● **WHAT THE TASK REQUIRES**:
Leave out the pictures and repeat the data exactly.

● **INFORMATION SHOWN**:
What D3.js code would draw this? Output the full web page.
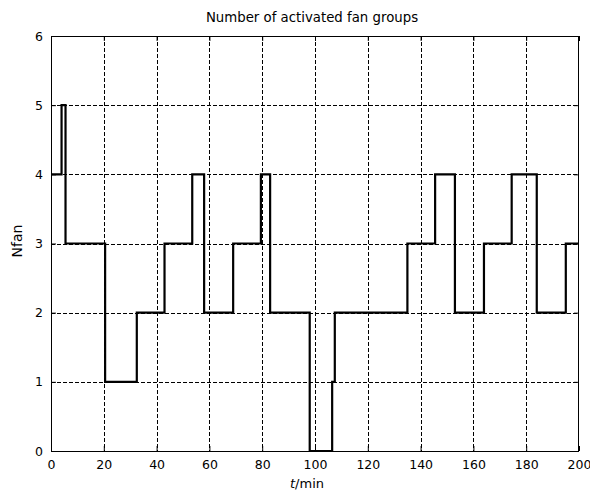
<!DOCTYPE html>
<html><head><meta charset="utf-8">
<script src="https://cdn.jsdelivr.net/npm/d3@7"></script>
<style>body{margin:0;background:#fff;} svg{display:block;} text{font-family:"DejaVu Sans",sans-serif;}</style>
</head><body>
<svg id="c" width="590" height="497"></svg>
<script>
const times  = [0, 4, 5.5, 20.5, 32.5, 43, 53.5, 58, 69, 79.5, 83, 98, 106.5, 107.5, 135, 145.5, 153, 164, 174.5, 184, 195, 200];
const nfan   = [4, 5, 3,   1,    2,    3,  4,    2,  3,  4,    2,  0,  1,     2,     3,   4,     2,   3,   4,     2,   3,   3];
const xTicks = [0, 20, 40, 60, 80, 100, 120, 140, 160, 180, 200];
const yTicks = [0, 1, 2, 3, 4, 5, 6];
const title = "Number of activated fan groups";

const svg = d3.select("#c");
const L = 51, R = 579, T = 36, B = 451;
const x = d3.scaleLinear().domain([0, 200]).range([L, R]);
const y = d3.scaleLinear().domain([0, 6]).range([B, T]);
const FF = '"DejaVu Sans",sans-serif';

const g = svg.append("g");
// grid
g.selectAll(".gx").data(xTicks.slice(1, -1)).join("line")
  .attr("x1", d => Math.round(x(d)) + 0.5).attr("x2", d => Math.round(x(d)) + 0.5)
  .attr("y1", T).attr("y2", B)
  .attr("stroke", "#000").attr("stroke-width", 1).attr("stroke-dasharray", "4,2");
g.selectAll(".gy").data(yTicks.slice(1, -1)).join("line")
  .attr("y1", d => Math.round(y(d)) + 0.5).attr("y2", d => Math.round(y(d)) + 0.5)
  .attr("x1", L).attr("x2", R)
  .attr("stroke", "#000").attr("stroke-width", 1).attr("stroke-dasharray", "4,2");

// axes with inward ticks
const fmt = d3.format("d");
const ax = svg.append("g").attr("transform", `translate(0,${B})`)
  .call(d3.axisBottom(x).tickValues(xTicks).tickFormat(fmt).tickSizeInner(-5).tickSizeOuter(0).tickPadding(9));
const axT = svg.append("g").attr("transform", `translate(0,${T})`)
  .call(d3.axisTop(x).tickValues(xTicks).tickSizeInner(-5).tickSizeOuter(0).tickFormat(""));
const ay = svg.append("g").attr("transform", `translate(${L},0)`)
  .call(d3.axisLeft(y).tickValues(yTicks).tickFormat(fmt).tickSizeInner(-5).tickSizeOuter(0).tickPadding(8));
const ayR = svg.append("g").attr("transform", `translate(${R},0)`)
  .call(d3.axisRight(y).tickValues(yTicks).tickSizeInner(-5).tickSizeOuter(0).tickFormat(""));
[ax, axT, ay, ayR].forEach(a => {
  a.select(".domain").remove();
  a.selectAll("line").attr("stroke", "#000");
  a.selectAll("text").attr("fill", "#000").style("font-size", "12.5px").style("font-family", FF);
});
// frame
svg.append("rect").attr("x", L + 0.5).attr("y", T + 0.5).attr("width", R - L - 1).attr("height", B - T)
  .attr("fill", "none").attr("stroke", "#000").attr("stroke-width", 1);

// step line
const pts = times.map((t, i) => [t, nfan[i]]);
const line = d3.line().x(d => x(d[0])).y(d => y(d[1])).curve(d3.curveStepAfter);
svg.append("path").datum(pts).attr("d", line)
  .attr("fill", "none").attr("stroke", "#000").attr("stroke-width", 2.2).attr("stroke-linejoin", "miter");

// labels
svg.append("text").attr("x", 312).attr("y", 22).attr("text-anchor", "middle")
  .style("font-size", "13.3px").text(title);
const xl = svg.append("text").attr("x", 307).attr("y", 488).attr("text-anchor", "middle").style("font-size", "13px");
xl.append("tspan").style("font-style", "italic").text("t");
xl.append("tspan").text("/min");
svg.append("text").attr("transform", `translate(22,241) rotate(-90)`).attr("text-anchor", "middle")
  .style("font-size", "14px").text("Nfan");
</script>
</body></html>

● **WORKED ANSWER**:
What D3.js code would draw this? Output the full web page.
<!DOCTYPE html>
<html><head><meta charset="utf-8">
<script src="https://cdn.jsdelivr.net/npm/d3@7"></script>
<style>body{margin:0;background:#fff;} svg{display:block;} text{font-family:"DejaVu Sans",sans-serif;}</style>
</head><body>
<svg id="c" width="590" height="497"></svg>
<script>
const times  = [0, 4, 5.5, 20.5, 32.5, 43, 53.5, 58, 69, 79.5, 83, 98, 106.5, 107.5, 135, 145.5, 153, 164, 174.5, 184, 195, 200];
const nfan   = [4, 5, 3,   1,    2,    3,  4,    2,  3,  4,    2,  0,  1,     2,     3,   4,     2,   3,   4,     2,   3,   3];
const xTicks = [0, 20, 40, 60, 80, 100, 120, 140, 160, 180, 200];
const yTicks = [0, 1, 2, 3, 4, 5, 6];
const title = "Number of activated fan groups";

const svg = d3.select("#c");
const L = 51, R = 579, T = 36, B = 451;
const x = d3.scaleLinear().domain([0, 200]).range([L, R]);
const y = d3.scaleLinear().domain([0, 6]).range([B, T]);
const FF = '"DejaVu Sans",sans-serif';

const g = svg.append("g");
// grid
g.selectAll(".gx").data(xTicks.slice(1, -1)).join("line")
  .attr("x1", d => Math.round(x(d)) + 0.5).attr("x2", d => Math.round(x(d)) + 0.5)
  .attr("y1", T).attr("y2", B)
  .attr("stroke", "#000").attr("stroke-width", 1).attr("stroke-dasharray", "4,2");
g.selectAll(".gy").data(yTicks.slice(1, -1)).join("line")
  .attr("y1", d => Math.round(y(d)) + 0.5).attr("y2", d => Math.round(y(d)) + 0.5)
  .attr("x1", L).attr("x2", R)
  .attr("stroke", "#000").attr("stroke-width", 1).attr("stroke-dasharray", "4,2");

// axes with inward ticks
const fmt = d3.format("d");
const ax = svg.append("g").attr("transform", `translate(0,${B})`)
  .call(d3.axisBottom(x).tickValues(xTicks).tickFormat(fmt).tickSizeInner(-5).tickSizeOuter(0).tickPadding(9));
const axT = svg.append("g").attr("transform", `translate(0,${T})`)
  .call(d3.axisTop(x).tickValues(xTicks).tickSizeInner(-5).tickSizeOuter(0).tickFormat(""));
const ay = svg.append("g").attr("transform", `translate(${L},0)`)
  .call(d3.axisLeft(y).tickValues(yTicks).tickFormat(fmt).tickSizeInner(-5).tickSizeOuter(0).tickPadding(8));
const ayR = svg.append("g").attr("transform", `translate(${R},0)`)
  .call(d3.axisRight(y).tickValues(yTicks).tickSizeInner(-5).tickSizeOuter(0).tickFormat(""));
[ax, axT, ay, ayR].forEach(a => {
  a.select(".domain").remove();
  a.selectAll("line").attr("stroke", "#000");
  a.selectAll("text").attr("fill", "#000").style("font-size", "12.5px").style("font-family", FF);
});
// frame
svg.append("rect").attr("x", L + 0.5).attr("y", T + 0.5).attr("width", R - L - 1).attr("height", B - T)
  .attr("fill", "none").attr("stroke", "#000").attr("stroke-width", 1);

// step line
const pts = times.map((t, i) => [t, nfan[i]]);
const line = d3.line().x(d => x(d[0])).y(d => y(d[1])).curve(d3.curveStepAfter);
svg.append("path").datum(pts).attr("d", line)
  .attr("fill", "none").attr("stroke", "#000").attr("stroke-width", 2.2).attr("stroke-linejoin", "miter");

// labels
svg.append("text").attr("x", 312).attr("y", 22).attr("text-anchor", "middle")
  .style("font-size", "13.3px").text(title);
const xl = svg.append("text").attr("x", 307).attr("y", 488).attr("text-anchor", "middle").style("font-size", "13px");
xl.append("tspan").style("font-style", "italic").text("t");
xl.append("tspan").text("/min");
svg.append("text").attr("transform", `translate(22,241) rotate(-90)`).attr("text-anchor", "middle")
  .style("font-size", "14px").text("Nfan");
</script>
</body></html>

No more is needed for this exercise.